[Dataset rows]
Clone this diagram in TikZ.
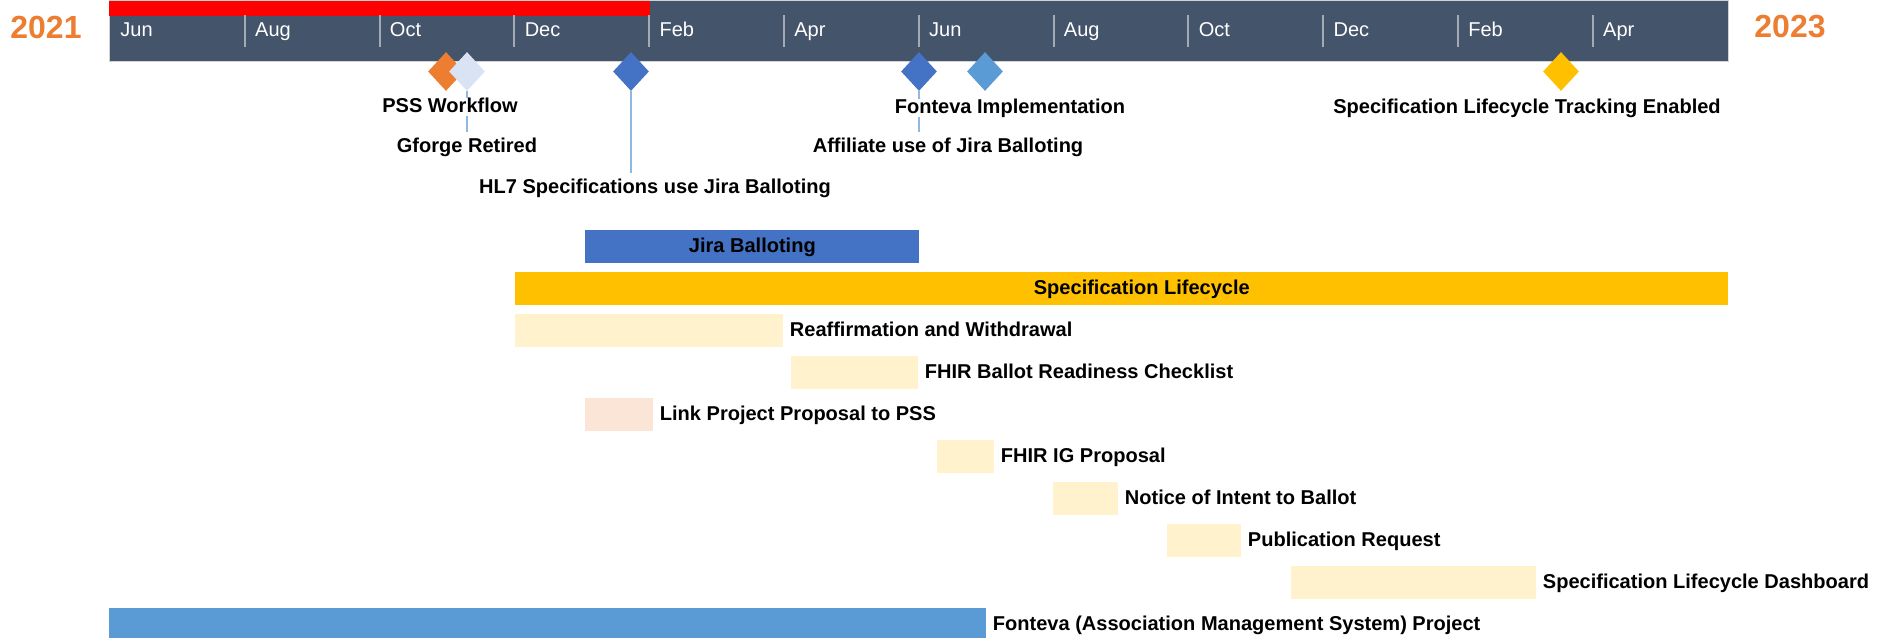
\documentclass[tikz,border=0pt]{standalone}
\usepackage{fontspec}
\setmainfont{Liberation Sans}
\usepackage{tikz}
\usetikzlibrary{shapes.geometric,positioning}
\definecolor{slate}{HTML}{44546A}
\definecolor{tickgray}{HTML}{A3AAB5}
\definecolor{yearorange}{HTML}{ED7D31}
\definecolor{jirablue}{HTML}{4472C4}
\definecolor{skyblue}{HTML}{5B9BD5}
\definecolor{gold}{HTML}{FFC000}
\definecolor{paleyellow}{HTML}{FFF2CC}
\definecolor{peach}{HTML}{FBE5D6}
\definecolor{mistblue}{HTML}{DAE3F3}
\definecolor{stemblue}{HTML}{8DB9E4}
\newcommand{\yr}[1]{\textcolor{yearorange}{#1}}

\begin{document}
\begin{tikzpicture}[x=0.02cm, y=-0.02cm,
    font=\fontsize{11.4}{13.7}\selectfont,
    taskbar/.style={rectangle, minimum height=0.66cm, inner sep=0, anchor=north west},
    tasklabel/.style={font=\fontsize{11.4}{13.7}\selectfont\bfseries, text height=1.5ex, text depth=.25ex, inner ysep=0.5pt},
    month/.style={text=white, inner sep=0, anchor=base west},
    milestone/.style={diamond, minimum width=0.72cm, minimum height=0.78cm, inner sep=0},
    stem/.style={stemblue, line width=0.9pt}]
    \useasboundingbox (0,0) rectangle (1879,638);

    % Header bar with months
    \node[rectangle, fill=slate, draw=gray!35, line width=0.6pt, inner sep=0, anchor=north west,
          minimum width={(1728-109)*0.02cm}, minimum height=1.22cm] (head) at (109,0) {};
    \node[rectangle, fill=red, inner sep=0, anchor=north west,
          minimum width={(650-109)*0.02cm}, minimum height=0.3cm] (today) at (109,1) {};
    \foreach \m in {2,4,...,22} {
        \draw[tickgray, line width=1.2pt] ({110+67.4*\m},15) -- ({110+67.4*\m},47);
    }
    \foreach \m/\mon in {0/Jun,2/Aug,4/Oct,6/Dec,8/Feb,10/Apr,12/Jun,14/Aug,16/Oct,18/Dec,20/Feb,22/Apr} {
        \node[month] (m\m) at ({120+67.4*\m},37) {\mon};
    }
    \node[font=\fontsize{18.2}{20}\selectfont\bfseries] (y2021) at (46,27) {\yr{2021}};
    \node[font=\fontsize{18.2}{20}\selectfont\bfseries] (y2023) at (1790,27) {\yr{2023}};

    % Milestones
    \foreach \n/\x/\col in {pss/446/yearorange, gforge/467/mistblue, hl7/631/jirablue,
                            affil/919/jirablue, fonimpl/985/skyblue, sltrack/1561/gold} {
        \node[milestone, fill=\col] (\n) at (\x,71.5) {};
    }
    \node[tasklabel] (lblgforge) at (467,147) {Gforge Retired};
    \node[tasklabel] (lblaffil) at (948,147) {Affiliate use of Jira Balloting};
    \node[tasklabel] (lblhl7) at (655,188) {HL7 Specifications use Jira Balloting};
    \foreach \n in {gforge,affil,hl7} {
        \draw[stem, shorten >=0.12cm] (\n) -- (\n.south |- lbl\n.north);
    }
    \node[tasklabel, fill=white] (lblpss) at (450,107) {PSS Workflow};
    \node[tasklabel, fill=white] (lblfonimpl) at (1010,108) {Fonteva Implementation};
    \node[tasklabel] (lblsltrack) at (1527,108) {Specification Lifecycle Tracking Enabled};

    % Task bars
    \node[taskbar, tasklabel, fill=jirablue, minimum width={(919-585)*0.02cm}] (t0) at (585,230) {Jira Balloting};
    \node[taskbar, fill=gold, minimum width={(1728-515)*0.02cm}] (t1) at (515,272) {};
    \node[tasklabel] (speclbl) at ([xshift=0.4cm]t1.center) {Specification Lifecycle};
    \foreach \i/\xa/\xb/\col/\txt in {2/515/783/paleyellow/{Reaffirmation and Withdrawal},
                                      3/791/918/paleyellow/{FHIR Ballot Readiness Checklist},
                                      4/585/653/peach/{Link Project Proposal to PSS},
                                      5/937/994/paleyellow/{FHIR IG Proposal},
                                      6/1053/1118/paleyellow/{Notice of Intent to Ballot},
                                      7/1167/1241/paleyellow/{Publication Request},
                                      8/1291/1536/paleyellow/{Specification Lifecycle Dashboard},
                                      9/109/986/skyblue/{Fonteva (Association Management System) Project}} {
        \node[taskbar, fill=\col, minimum width={(\xb-\xa)*0.02cm}] (t\i) at (\xa,{230+42*\i}) {};
        \node[tasklabel, right=0pt of t\i] (l\i) {\txt};
    }
\end{tikzpicture}
\end{document}
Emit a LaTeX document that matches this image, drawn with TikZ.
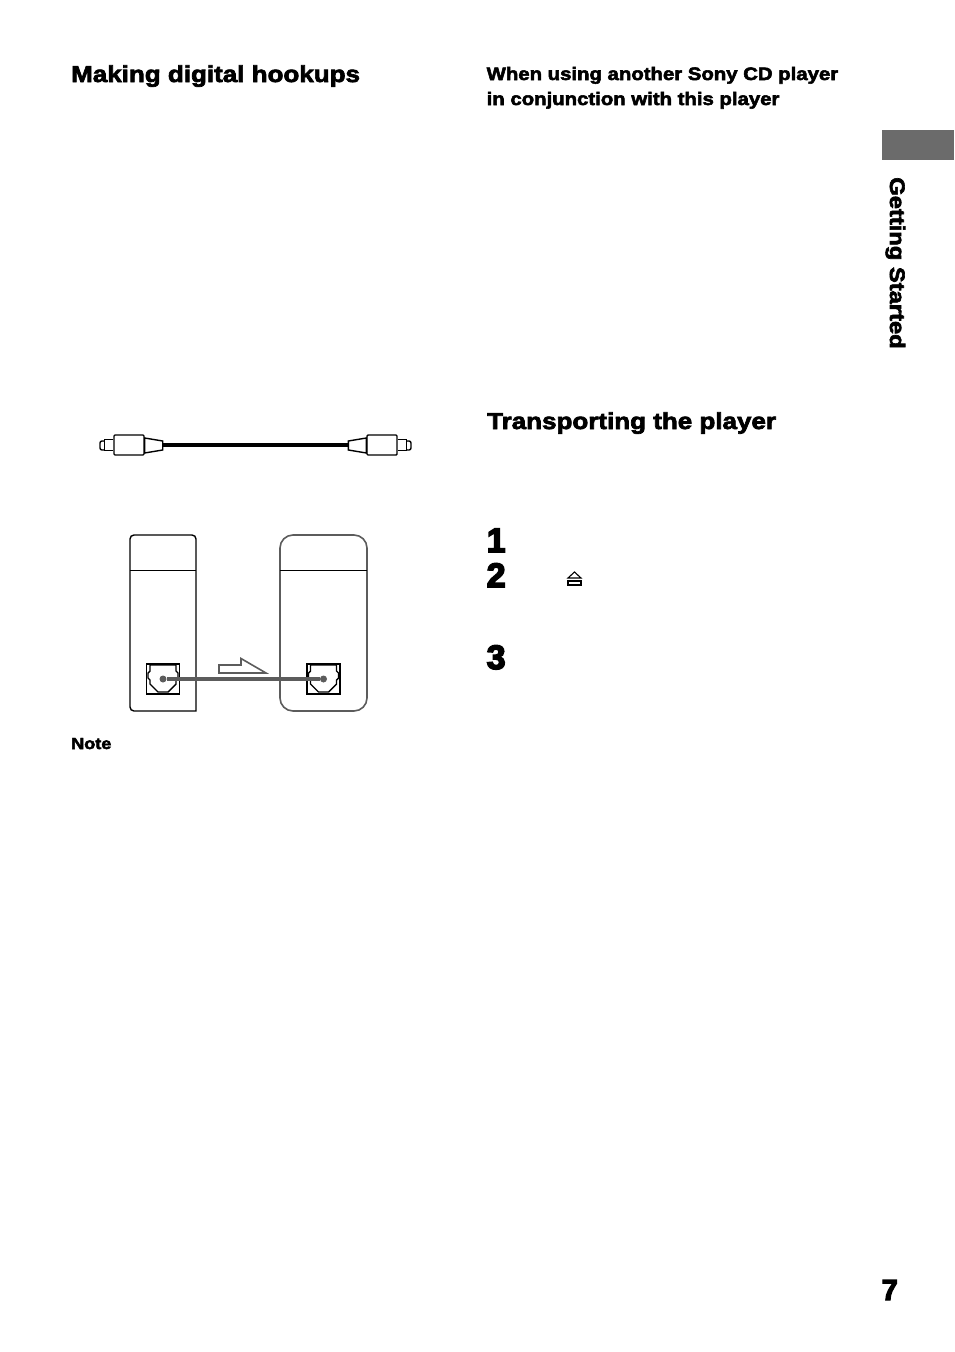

◆ PROBLEM DETAILS:
Repeat each line of the records above exactly, but do not copy the pictures.

◆ RESPONSE BELOW:
Clone this diagram in TikZ.
\documentclass[tikz,border=0pt]{standalone}
\usepackage{fontspec}
\setmainfont{Liberation Sans}
\usepackage{tikz}
\usetikzlibrary{shapes.geometric,positioning}
\definecolor{slate}{HTML}{44546A}
\definecolor{tickgray}{HTML}{A3AAB5}
\definecolor{yearorange}{HTML}{ED7D31}
\definecolor{jirablue}{HTML}{4472C4}
\definecolor{skyblue}{HTML}{5B9BD5}
\definecolor{gold}{HTML}{FFC000}
\definecolor{paleyellow}{HTML}{FFF2CC}
\definecolor{peach}{HTML}{FBE5D6}
\definecolor{mistblue}{HTML}{DAE3F3}
\definecolor{stemblue}{HTML}{8DB9E4}
\newcommand{\yr}[1]{\textcolor{yearorange}{#1}}

\begin{document}
\begin{tikzpicture}[x=0.02cm, y=-0.02cm,
    font=\fontsize{11.4}{13.7}\selectfont,
    taskbar/.style={rectangle, minimum height=0.66cm, inner sep=0, anchor=north west},
    tasklabel/.style={font=\fontsize{11.4}{13.7}\selectfont\bfseries, text height=1.5ex, text depth=.25ex, inner ysep=0.5pt},
    month/.style={text=white, inner sep=0, anchor=base west},
    milestone/.style={diamond, minimum width=0.72cm, minimum height=0.78cm, inner sep=0},
    stem/.style={stemblue, line width=0.9pt}]
    \useasboundingbox (0,0) rectangle (1879,638);

    % Header bar with months
    \node[rectangle, fill=slate, draw=gray!35, line width=0.6pt, inner sep=0, anchor=north west,
          minimum width={(1728-109)*0.02cm}, minimum height=1.22cm] (head) at (109,0) {};
    \node[rectangle, fill=red, inner sep=0, anchor=north west,
          minimum width={(650-109)*0.02cm}, minimum height=0.3cm] (today) at (109,1) {};
    \foreach \m in {2,4,...,22} {
        \draw[tickgray, line width=1.2pt] ({110+67.4*\m},15) -- ({110+67.4*\m},47);
    }
    \foreach \m/\mon in {0/Jun,2/Aug,4/Oct,6/Dec,8/Feb,10/Apr,12/Jun,14/Aug,16/Oct,18/Dec,20/Feb,22/Apr} {
        \node[month] (m\m) at ({120+67.4*\m},37) {\mon};
    }
    \node[font=\fontsize{18.2}{20}\selectfont\bfseries] (y2021) at (46,27) {\yr{2021}};
    \node[font=\fontsize{18.2}{20}\selectfont\bfseries] (y2023) at (1790,27) {\yr{2023}};

    % Milestones
    \foreach \n/\x/\col in {pss/446/yearorange, gforge/467/mistblue, hl7/631/jirablue,
                            affil/919/jirablue, fonimpl/985/skyblue, sltrack/1561/gold} {
        \node[milestone, fill=\col] (\n) at (\x,71.5) {};
    }
    \node[tasklabel] (lblgforge) at (467,147) {Gforge Retired};
    \node[tasklabel] (lblaffil) at (948,147) {Affiliate use of Jira Balloting};
    \node[tasklabel] (lblhl7) at (655,188) {HL7 Specifications use Jira Balloting};
    \foreach \n in {gforge,affil,hl7} {
        \draw[stem, shorten >=0.12cm] (\n) -- (\n.south |- lbl\n.north);
    }
    \node[tasklabel, fill=white] (lblpss) at (450,107) {PSS Workflow};
    \node[tasklabel, fill=white] (lblfonimpl) at (1010,108) {Fonteva Implementation};
    \node[tasklabel] (lblsltrack) at (1527,108) {Specification Lifecycle Tracking Enabled};

    % Task bars
    \node[taskbar, tasklabel, fill=jirablue, minimum width={(919-585)*0.02cm}] (t0) at (585,230) {Jira Balloting};
    \node[taskbar, fill=gold, minimum width={(1728-515)*0.02cm}] (t1) at (515,272) {};
    \node[tasklabel] (speclbl) at ([xshift=0.4cm]t1.center) {Specification Lifecycle};
    \foreach \i/\xa/\xb/\col/\txt in {2/515/783/paleyellow/{Reaffirmation and Withdrawal},
                                      3/791/918/paleyellow/{FHIR Ballot Readiness Checklist},
                                      4/585/653/peach/{Link Project Proposal to PSS},
                                      5/937/994/paleyellow/{FHIR IG Proposal},
                                      6/1053/1118/paleyellow/{Notice of Intent to Ballot},
                                      7/1167/1241/paleyellow/{Publication Request},
                                      8/1291/1536/paleyellow/{Specification Lifecycle Dashboard},
                                      9/109/986/skyblue/{Fonteva (Association Management System) Project}} {
        \node[taskbar, fill=\col, minimum width={(\xb-\xa)*0.02cm}] (t\i) at (\xa,{230+42*\i}) {};
        \node[tasklabel, right=0pt of t\i] (l\i) {\txt};
    }
\end{tikzpicture}
\end{document}
Emit a LaTeX document that matches this image, drawn with TikZ.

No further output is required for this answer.